Open data is just unstructured big data. Government departments produce immense amounts of raw data to inform policy decisions – on everything from live traffic information and residential property sales to obesity and deprivation levels – and much of it is now being made public for anyone to analyse and use, perhaps to develop apps. But there's a problem.

"Data is being published by government departments and agencies, but not generally in a format that is easily discoverable or linkable," says Adam Fowler, Principal Sales Engineer at Enterprise NoSQL database platform vendor MarkLogic. "What's needed is a system that supports security and privacy requirements, and web publishing, incorporates semantic technologies for better discoverability and querying, and uses recognised standards for linked open data so that new data can be easily linked to existing data sources."

Should there be one centralised repository? Fowler thinks that the existing Data.gov.uk website should allow interactive querying of the underlying data. "For example, an open data report published on the use of homeless shelters, by borough, would need to exclude individuals' names," says Fowler. "This could help central government or charities to better allocate funds, reflecting up to date usage across the country."

So if open data published by government departments and agencies was easily linkable and discoverable by individuals and businesses, it would have so much more value; if it's not in a format that is easily discoverable and useful then it may as well be closed data. Common, open standards have been proposed by the ODI (Open Data Institute) and the W3C, and Tim Berners-Lee, the initiator of the Linked Data project, has suggested a 5 star deployment scheme.

Matt Pfeil, Chief Customer Officer at DataStax

Matt Pfeil, Chief Customer Officer at DataStax

Is rich data reliable?

Rich data is only as good as the personal data it uses. A recent report from Symantec called State of Privacy looked into attitudes towards data privacy across Europe, including the UK, and found a growing mistrust in how businesses and governments treat personal data. A third of people in the UK provide false data to protect themselves and over half of those surveyed (57%) are now avoiding posting personal details online altogether.

"You may be putting your faith in user data at the expense of truth," says Sian John, Chief Security Strategist EMEA, Symantec, to organisations relying on user data. "Data does not always acknowledge the human side of your customer. Too much reliance may deliver an advertising or marketing campaign with little relevance."

Is rich data a threat to privacy?

Worries about a Big Brother society is causing a breakdown in trust between individuals and companies. "We are entering a world where consent will be king, and the more that companies have to ask customers for this, the more they may be rejected," thinks Cano-Lopez.

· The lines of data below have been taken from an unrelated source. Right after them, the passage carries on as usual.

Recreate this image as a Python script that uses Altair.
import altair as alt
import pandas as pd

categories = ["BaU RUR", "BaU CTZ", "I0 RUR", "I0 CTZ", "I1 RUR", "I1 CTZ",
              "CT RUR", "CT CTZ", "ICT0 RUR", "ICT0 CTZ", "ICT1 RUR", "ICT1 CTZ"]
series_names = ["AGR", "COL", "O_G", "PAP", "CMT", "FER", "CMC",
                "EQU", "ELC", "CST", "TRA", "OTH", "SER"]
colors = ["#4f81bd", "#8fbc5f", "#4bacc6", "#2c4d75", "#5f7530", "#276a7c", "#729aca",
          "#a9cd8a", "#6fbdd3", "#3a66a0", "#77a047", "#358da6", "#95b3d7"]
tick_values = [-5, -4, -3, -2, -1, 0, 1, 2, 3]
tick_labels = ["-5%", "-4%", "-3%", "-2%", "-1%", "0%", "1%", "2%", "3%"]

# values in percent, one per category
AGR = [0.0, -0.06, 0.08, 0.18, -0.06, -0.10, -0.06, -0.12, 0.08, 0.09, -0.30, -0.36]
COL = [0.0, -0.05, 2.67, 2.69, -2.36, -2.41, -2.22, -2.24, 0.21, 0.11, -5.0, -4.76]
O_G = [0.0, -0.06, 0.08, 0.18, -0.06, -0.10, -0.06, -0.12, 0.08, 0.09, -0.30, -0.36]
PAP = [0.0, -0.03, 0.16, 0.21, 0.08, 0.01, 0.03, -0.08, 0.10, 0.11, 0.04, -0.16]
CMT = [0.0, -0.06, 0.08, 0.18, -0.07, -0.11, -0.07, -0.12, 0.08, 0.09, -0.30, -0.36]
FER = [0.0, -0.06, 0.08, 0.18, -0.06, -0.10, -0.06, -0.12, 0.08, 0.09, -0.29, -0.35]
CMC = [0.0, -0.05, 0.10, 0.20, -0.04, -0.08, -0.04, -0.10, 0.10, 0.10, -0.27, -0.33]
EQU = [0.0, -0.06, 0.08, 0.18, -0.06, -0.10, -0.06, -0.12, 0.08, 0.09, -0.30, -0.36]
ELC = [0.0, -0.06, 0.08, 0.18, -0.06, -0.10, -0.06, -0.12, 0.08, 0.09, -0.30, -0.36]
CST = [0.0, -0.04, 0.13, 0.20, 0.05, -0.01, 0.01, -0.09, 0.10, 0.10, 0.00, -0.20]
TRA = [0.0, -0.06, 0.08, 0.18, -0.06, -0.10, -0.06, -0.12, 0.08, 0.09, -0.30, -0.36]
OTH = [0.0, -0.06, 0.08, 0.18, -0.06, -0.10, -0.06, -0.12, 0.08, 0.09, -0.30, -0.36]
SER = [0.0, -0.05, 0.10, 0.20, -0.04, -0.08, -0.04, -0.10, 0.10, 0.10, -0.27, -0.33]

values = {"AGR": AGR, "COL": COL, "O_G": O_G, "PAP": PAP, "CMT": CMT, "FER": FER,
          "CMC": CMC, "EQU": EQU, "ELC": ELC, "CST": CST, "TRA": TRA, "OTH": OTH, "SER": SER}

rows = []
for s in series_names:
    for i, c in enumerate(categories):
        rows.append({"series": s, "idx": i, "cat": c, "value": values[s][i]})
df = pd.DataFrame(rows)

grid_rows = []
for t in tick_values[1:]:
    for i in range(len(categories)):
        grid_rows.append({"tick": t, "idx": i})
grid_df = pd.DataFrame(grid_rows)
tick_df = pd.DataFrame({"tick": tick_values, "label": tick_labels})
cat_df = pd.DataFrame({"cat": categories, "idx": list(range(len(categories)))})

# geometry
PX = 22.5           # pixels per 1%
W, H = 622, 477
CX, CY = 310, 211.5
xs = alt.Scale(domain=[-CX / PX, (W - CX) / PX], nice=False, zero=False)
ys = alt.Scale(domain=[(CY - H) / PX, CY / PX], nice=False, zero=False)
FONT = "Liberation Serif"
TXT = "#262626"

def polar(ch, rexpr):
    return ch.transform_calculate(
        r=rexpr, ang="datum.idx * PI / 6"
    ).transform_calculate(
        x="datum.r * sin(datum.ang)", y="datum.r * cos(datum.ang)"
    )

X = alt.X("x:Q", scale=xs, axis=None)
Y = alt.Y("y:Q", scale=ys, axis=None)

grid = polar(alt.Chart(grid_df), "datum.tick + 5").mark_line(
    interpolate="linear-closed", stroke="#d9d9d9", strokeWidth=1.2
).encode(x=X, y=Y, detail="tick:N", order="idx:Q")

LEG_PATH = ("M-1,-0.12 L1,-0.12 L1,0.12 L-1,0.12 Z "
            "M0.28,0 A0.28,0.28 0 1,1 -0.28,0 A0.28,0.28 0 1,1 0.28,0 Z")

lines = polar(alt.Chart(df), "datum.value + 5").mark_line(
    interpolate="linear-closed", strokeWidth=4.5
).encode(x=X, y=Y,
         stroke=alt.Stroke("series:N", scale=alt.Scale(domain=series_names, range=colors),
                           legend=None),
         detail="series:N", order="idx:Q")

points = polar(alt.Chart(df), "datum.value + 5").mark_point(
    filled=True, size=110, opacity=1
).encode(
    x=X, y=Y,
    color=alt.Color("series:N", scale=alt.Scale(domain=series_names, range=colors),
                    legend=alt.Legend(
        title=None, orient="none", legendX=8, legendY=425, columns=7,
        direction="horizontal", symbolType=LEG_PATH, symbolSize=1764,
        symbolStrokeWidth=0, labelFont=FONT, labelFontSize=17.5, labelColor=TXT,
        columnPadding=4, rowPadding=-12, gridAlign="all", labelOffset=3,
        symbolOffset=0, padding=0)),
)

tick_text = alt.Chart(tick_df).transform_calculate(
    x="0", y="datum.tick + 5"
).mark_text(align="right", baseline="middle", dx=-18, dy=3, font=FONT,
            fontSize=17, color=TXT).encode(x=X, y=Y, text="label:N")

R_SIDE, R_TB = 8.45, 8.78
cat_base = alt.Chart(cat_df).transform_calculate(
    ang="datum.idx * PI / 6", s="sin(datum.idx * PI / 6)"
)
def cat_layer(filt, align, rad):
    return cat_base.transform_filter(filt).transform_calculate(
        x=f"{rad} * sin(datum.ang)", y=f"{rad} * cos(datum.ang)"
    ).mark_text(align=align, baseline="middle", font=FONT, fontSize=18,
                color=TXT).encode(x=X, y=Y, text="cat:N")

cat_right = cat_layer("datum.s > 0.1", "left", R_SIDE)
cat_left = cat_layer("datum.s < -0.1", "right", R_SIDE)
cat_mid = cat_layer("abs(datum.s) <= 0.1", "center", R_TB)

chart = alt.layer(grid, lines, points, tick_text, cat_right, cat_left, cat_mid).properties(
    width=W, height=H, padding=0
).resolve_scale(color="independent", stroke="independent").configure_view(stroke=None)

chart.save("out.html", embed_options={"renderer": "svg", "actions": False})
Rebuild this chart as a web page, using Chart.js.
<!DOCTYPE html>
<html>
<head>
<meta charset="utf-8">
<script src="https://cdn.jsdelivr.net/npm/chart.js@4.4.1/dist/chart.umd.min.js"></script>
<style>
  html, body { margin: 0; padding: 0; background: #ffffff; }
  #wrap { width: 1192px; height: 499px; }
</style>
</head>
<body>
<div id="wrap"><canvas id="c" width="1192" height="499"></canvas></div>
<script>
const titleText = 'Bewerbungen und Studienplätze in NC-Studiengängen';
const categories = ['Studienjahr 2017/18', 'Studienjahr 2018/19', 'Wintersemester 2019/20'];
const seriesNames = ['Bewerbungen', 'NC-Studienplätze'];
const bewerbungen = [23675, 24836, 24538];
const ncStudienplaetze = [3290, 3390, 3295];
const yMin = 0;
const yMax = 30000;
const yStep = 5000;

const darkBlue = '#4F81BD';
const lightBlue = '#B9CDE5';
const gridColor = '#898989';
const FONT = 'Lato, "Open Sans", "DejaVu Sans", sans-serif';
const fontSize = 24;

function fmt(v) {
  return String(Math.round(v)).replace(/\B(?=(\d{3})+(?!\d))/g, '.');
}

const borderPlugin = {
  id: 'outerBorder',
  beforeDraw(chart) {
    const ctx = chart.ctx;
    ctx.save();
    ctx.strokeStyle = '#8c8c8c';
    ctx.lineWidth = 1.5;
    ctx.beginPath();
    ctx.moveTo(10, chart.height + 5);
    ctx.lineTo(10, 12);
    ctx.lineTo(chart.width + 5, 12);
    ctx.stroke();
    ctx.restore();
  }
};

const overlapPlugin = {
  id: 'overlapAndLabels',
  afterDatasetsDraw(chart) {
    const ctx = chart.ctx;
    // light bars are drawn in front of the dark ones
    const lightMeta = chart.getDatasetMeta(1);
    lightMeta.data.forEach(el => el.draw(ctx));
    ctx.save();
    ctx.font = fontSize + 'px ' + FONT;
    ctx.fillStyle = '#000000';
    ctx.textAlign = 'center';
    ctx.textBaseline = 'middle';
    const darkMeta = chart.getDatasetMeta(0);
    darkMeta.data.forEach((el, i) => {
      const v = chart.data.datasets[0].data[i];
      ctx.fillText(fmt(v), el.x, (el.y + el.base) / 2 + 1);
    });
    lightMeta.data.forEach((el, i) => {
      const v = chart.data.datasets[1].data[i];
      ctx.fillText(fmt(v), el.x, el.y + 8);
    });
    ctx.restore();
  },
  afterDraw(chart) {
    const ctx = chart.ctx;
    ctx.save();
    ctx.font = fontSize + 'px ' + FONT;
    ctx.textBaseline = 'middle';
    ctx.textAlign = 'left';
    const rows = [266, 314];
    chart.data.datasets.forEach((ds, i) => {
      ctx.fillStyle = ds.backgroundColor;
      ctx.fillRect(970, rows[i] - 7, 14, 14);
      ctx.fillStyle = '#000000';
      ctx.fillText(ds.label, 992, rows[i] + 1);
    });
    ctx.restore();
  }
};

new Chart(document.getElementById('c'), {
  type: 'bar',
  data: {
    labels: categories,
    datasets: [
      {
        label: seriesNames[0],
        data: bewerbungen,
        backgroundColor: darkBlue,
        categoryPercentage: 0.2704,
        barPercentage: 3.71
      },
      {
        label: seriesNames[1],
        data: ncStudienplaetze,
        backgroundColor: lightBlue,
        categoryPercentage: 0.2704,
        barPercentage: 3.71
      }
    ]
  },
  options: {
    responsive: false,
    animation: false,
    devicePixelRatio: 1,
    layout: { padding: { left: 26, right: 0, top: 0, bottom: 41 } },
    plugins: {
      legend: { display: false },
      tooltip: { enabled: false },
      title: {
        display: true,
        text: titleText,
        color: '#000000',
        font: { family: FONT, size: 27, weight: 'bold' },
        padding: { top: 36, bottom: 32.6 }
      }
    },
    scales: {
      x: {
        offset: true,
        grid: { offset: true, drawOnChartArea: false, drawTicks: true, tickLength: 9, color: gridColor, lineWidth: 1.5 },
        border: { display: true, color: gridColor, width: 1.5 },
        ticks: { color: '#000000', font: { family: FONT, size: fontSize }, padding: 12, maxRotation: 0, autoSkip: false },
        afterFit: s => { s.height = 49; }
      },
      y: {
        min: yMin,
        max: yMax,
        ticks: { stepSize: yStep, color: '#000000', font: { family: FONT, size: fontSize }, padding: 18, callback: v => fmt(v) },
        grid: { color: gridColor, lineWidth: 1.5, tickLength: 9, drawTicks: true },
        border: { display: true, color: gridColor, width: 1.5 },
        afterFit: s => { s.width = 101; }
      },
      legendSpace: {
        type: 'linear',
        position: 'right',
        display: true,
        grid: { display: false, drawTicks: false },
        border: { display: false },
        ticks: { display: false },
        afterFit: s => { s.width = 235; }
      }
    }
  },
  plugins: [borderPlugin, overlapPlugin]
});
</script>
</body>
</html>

Some think that rich data can, in time, be used as leverage. "In the future, people may choose to control information that they are creating and then monetise this back to companies – this may be in the form of lowering their bills or getting better service quality from one provider," says Pfeil.

People may want more control over their personal data, but the system is not set up for this.

"You would need a central portal where this data would be stored allowing businesses to upload consumer data and consumers access to provide cross-brand permissions," says Jason Lark, Co-Founder and MD of Celerity, adding: "Think how tough it is for many small businesses to record their data, while many businesses are still working on bringing their own customer data together."

Merging all of this data into one portal would be, says Lark, a Herculean task. Beyond logistics, there are social implications, too. "Does it involve empowering individuals or nationalising data?" asks Lark. "Are we depriving individuals of their data, or companies of their property? We need to really think about these issues."